Mahavir Jayanti is one of the most auspicious festivals for the Jain community, it marks the birth anniversary of the founder of the Jainism or Mahavir Janma Kalyanak and is celebrated by the Jain community to promote peace, harmony, and the teachings of Mahavira, the Jain religion's 24th Tirthankara. Jainism emphasises world peace and harmony such that no or minimal harm is brought to living creatures.
Jains consider Jainism an eternal (Sanatan) religion (dharma), with the Tirthankaras directing each cycle of the Jain cosmology. The Jainism slogan is Parasparopagraho Jīvānām (the function of souls is to help one another), while the Ṇamōkāra mantra is the most typical and fundamental prayer.
The date of the festival is observed:
This year the festival is celebrated on April 14, 2022.
History and Significance:
Mahavir was born in Kundalagrama, Bihar, on the 13th day of the Chaitra month, or the 13th day of the waxing moon in the Chaitra month of the Hindu calendar. King Siddhartha and Queen Trishala were his parents. However, his birth date is sometimes arguable by the Swetambar Jains, who believe he was born in 599 BC, and the Digambar Jains, who believe he was born in 615 BC.
Mahavir sacrificed his throne and all his worldly belongings when he was 30 years old in search of a spiritual path. He spent 12 years in exile as an ascetic, away from all worldly pleasures, and meditated and led an austere life for roughly 12 years before acquiring 'Kevala Jnana' or omniscience, and was therefore known as Sage Vardhamana. He advocated nonviolence (ahimsa). He got his name because of his remarkable mastery over his senses. Seeking truth and spiritual liberation, he gained enlightenment (Nirvana) at 72.

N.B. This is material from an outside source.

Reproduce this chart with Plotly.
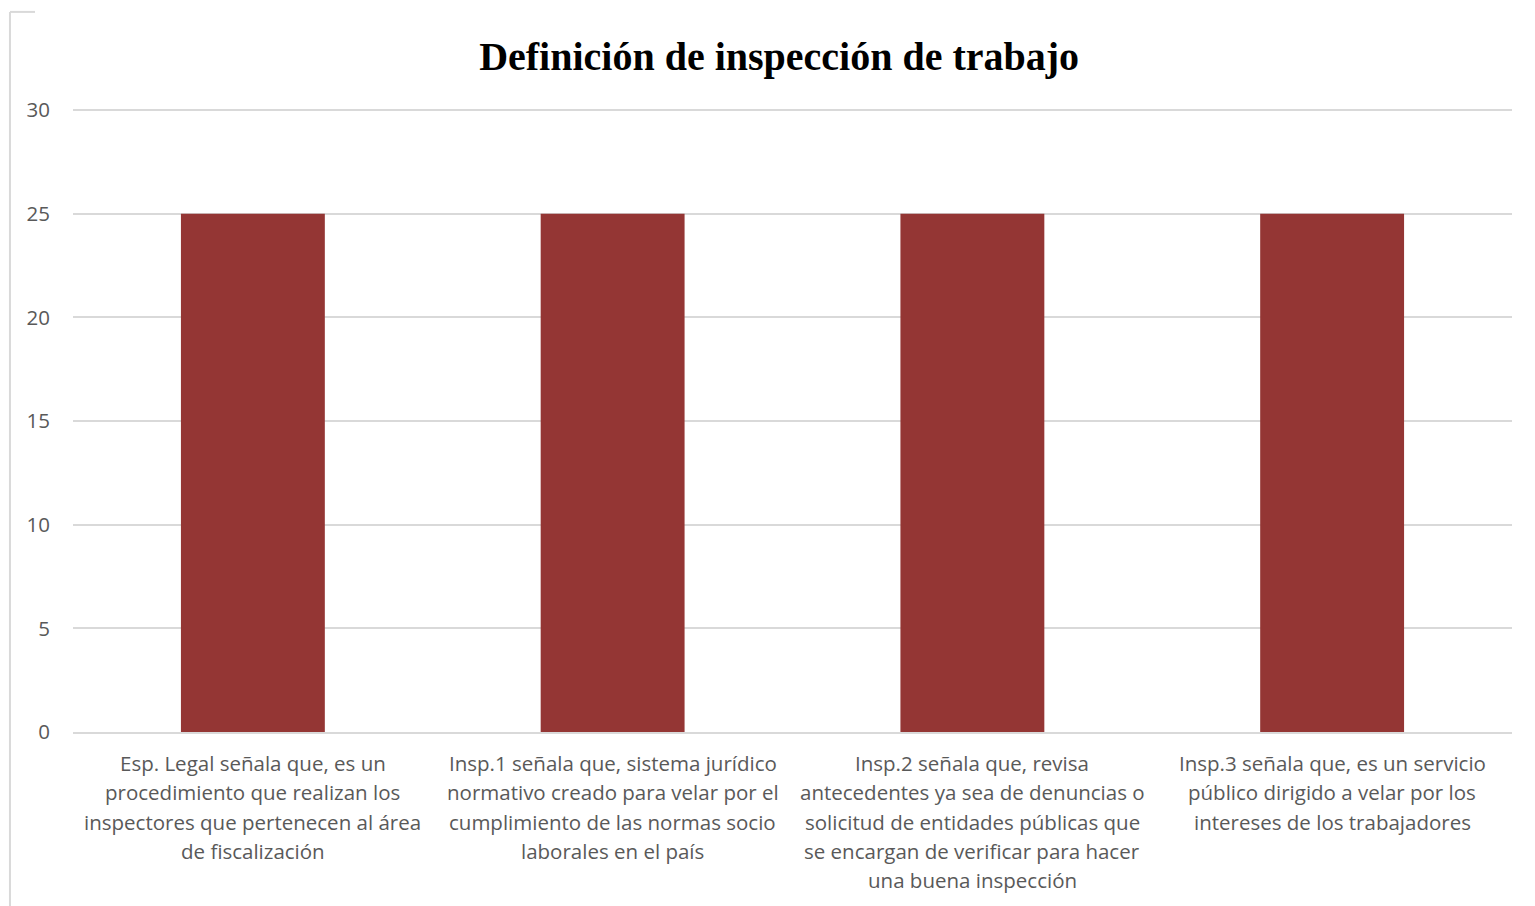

Mahavir preached ahimsa (nonviolence), satya (truth), asteya (non-stealing), brahmacharya (chastity), and aparigraha (non-attachment). Indrabhuti Gautama, Mahavir's main disciple, compiled Mahavir's teachings.

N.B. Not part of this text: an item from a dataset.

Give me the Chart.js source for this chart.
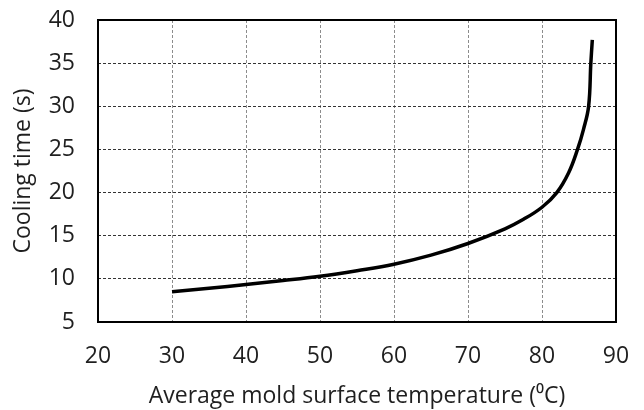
<!DOCTYPE html>
<html>
<head>
<meta charset="utf-8">
<script src="https://cdn.jsdelivr.net/npm/chart.js@4.4.0/dist/chart.umd.min.js"></script>
<style>
  html, body { margin: 0; padding: 0; background: #fff; }
  #wrap { width: 644px; height: 410px; }
</style>
</head>
<body>
<div id="wrap"><canvas id="coolChart" width="644" height="410"></canvas></div>
<script>
// Valeurs
const temperature = [30, 35, 40, 45, 50, 55, 60, 65, 70, 75, 77.5, 80, 82, 83.6, 84.8, 85.6, 86.3, 86.6, 86.8];
const coolingTime = [8.5, 8.9, 9.35, 9.8, 10.3, 10.95, 11.7, 12.75, 14.1, 15.8, 16.9, 18.3, 20.0, 22.3, 25.0, 27.3, 30.0, 35.0, 37.7];
const xTicks = [20, 30, 40, 50, 60, 70, 80, 90];
const yTicks = [5, 10, 15, 20, 25, 30, 35, 40];

const fontFamily = '"Open Sans", Lato, sans-serif';
const textColor = '#1f1f1f';

// Cadre noir autour de la zone de tracé
const framePlugin = {
    id: 'frame',
    afterDraw(chart) {
        const a = chart.chartArea;
        const ctx = chart.ctx;
        ctx.save();
        ctx.strokeStyle = '#000';
        ctx.lineWidth = 2;
        ctx.strokeRect(a.left, a.top, a.right - a.left, a.bottom - a.top);
        ctx.restore();
    }
};

const ctx = document.getElementById('coolChart').getContext('2d');
const chart = new Chart(ctx, {
    type: 'scatter',
    data: {
        datasets: [{
            data: temperature.map((t, i) => ({ x: t, y: coolingTime[i] })),
            showLine: true,
            borderColor: '#000',
            borderWidth: 3.5,
            pointRadius: 0,
            tension: 0.4
        }]
    },
    options: {
        responsive: false,
        animation: false,
        layout: { padding: { top: 20, right: 28, left: 0, bottom: 0 } },
        plugins: { legend: { display: false }, tooltip: { enabled: false } },
        scales: {
            x: {
                type: 'linear',
                min: 20,
                max: 90,
                afterBuildTicks: scale => { scale.ticks = xTicks.map(v => ({ value: v })); },
                afterFit: scale => {
                    scale.height = 88;
                    scale.paddingLeft = 0;
                    scale.paddingRight = 0;
                },
                grid: { color: '#8c8c8c', lineWidth: 1, drawTicks: false },
                border: { display: false, dash: [3, 2] },
                ticks: { color: textColor, font: { family: fontFamily, size: 23 }, padding: 21, maxRotation: 0 },
                title: {
                    display: true,
                    text: 'Average mold surface temperature (\u2070C)',
                    color: textColor,
                    font: { family: fontFamily, size: 23 },
                    padding: { top: 0, bottom: 0 }
                }
            },
            y: {
                min: 5,
                max: 40,
                afterBuildTicks: scale => { scale.ticks = yTicks.map(v => ({ value: v })); },
                afterFit: scale => {
                    scale.width = 98;
                    scale.paddingTop = 0;
                    scale.paddingBottom = 0;
                },
                grid: { color: '#333', lineWidth: 1, drawTicks: false },
                border: { display: false, dash: [3, 2] },
                ticks: { color: textColor, font: { family: fontFamily, size: 23 }, padding: 23 },
                title: {
                    display: true,
                    text: 'Cooling time (s)',
                    color: textColor,
                    font: { family: fontFamily, size: 23 },
                    padding: { top: 10, bottom: 0 }
                }
            }
        }
    },
    plugins: [framePlugin]
});
</script>
</body>
</html>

The festival celebrations:
On Mahavir Jayanti, religious processions (rath yatra) are held. Flags to decorate the Jain temples, and donations are made to the poor and needy. Donations are also offered to help save animals from killing.
On Mahavir Jayanti, a procession that happens to carry Mahavir's idol on a chariot takes place, with people reciting religious songs on their way. Jains across the globe celebrate this day by doing charity, praying, fasting, visiting Jain temples, holding mass prayers, and meditating.
The celebrations include eating satvik food and freshly prepared vegetarian meals without onion or garlic. Satvik diets avoid these two root vegetables and are prepared in a way that does the least amount of harm to living animals.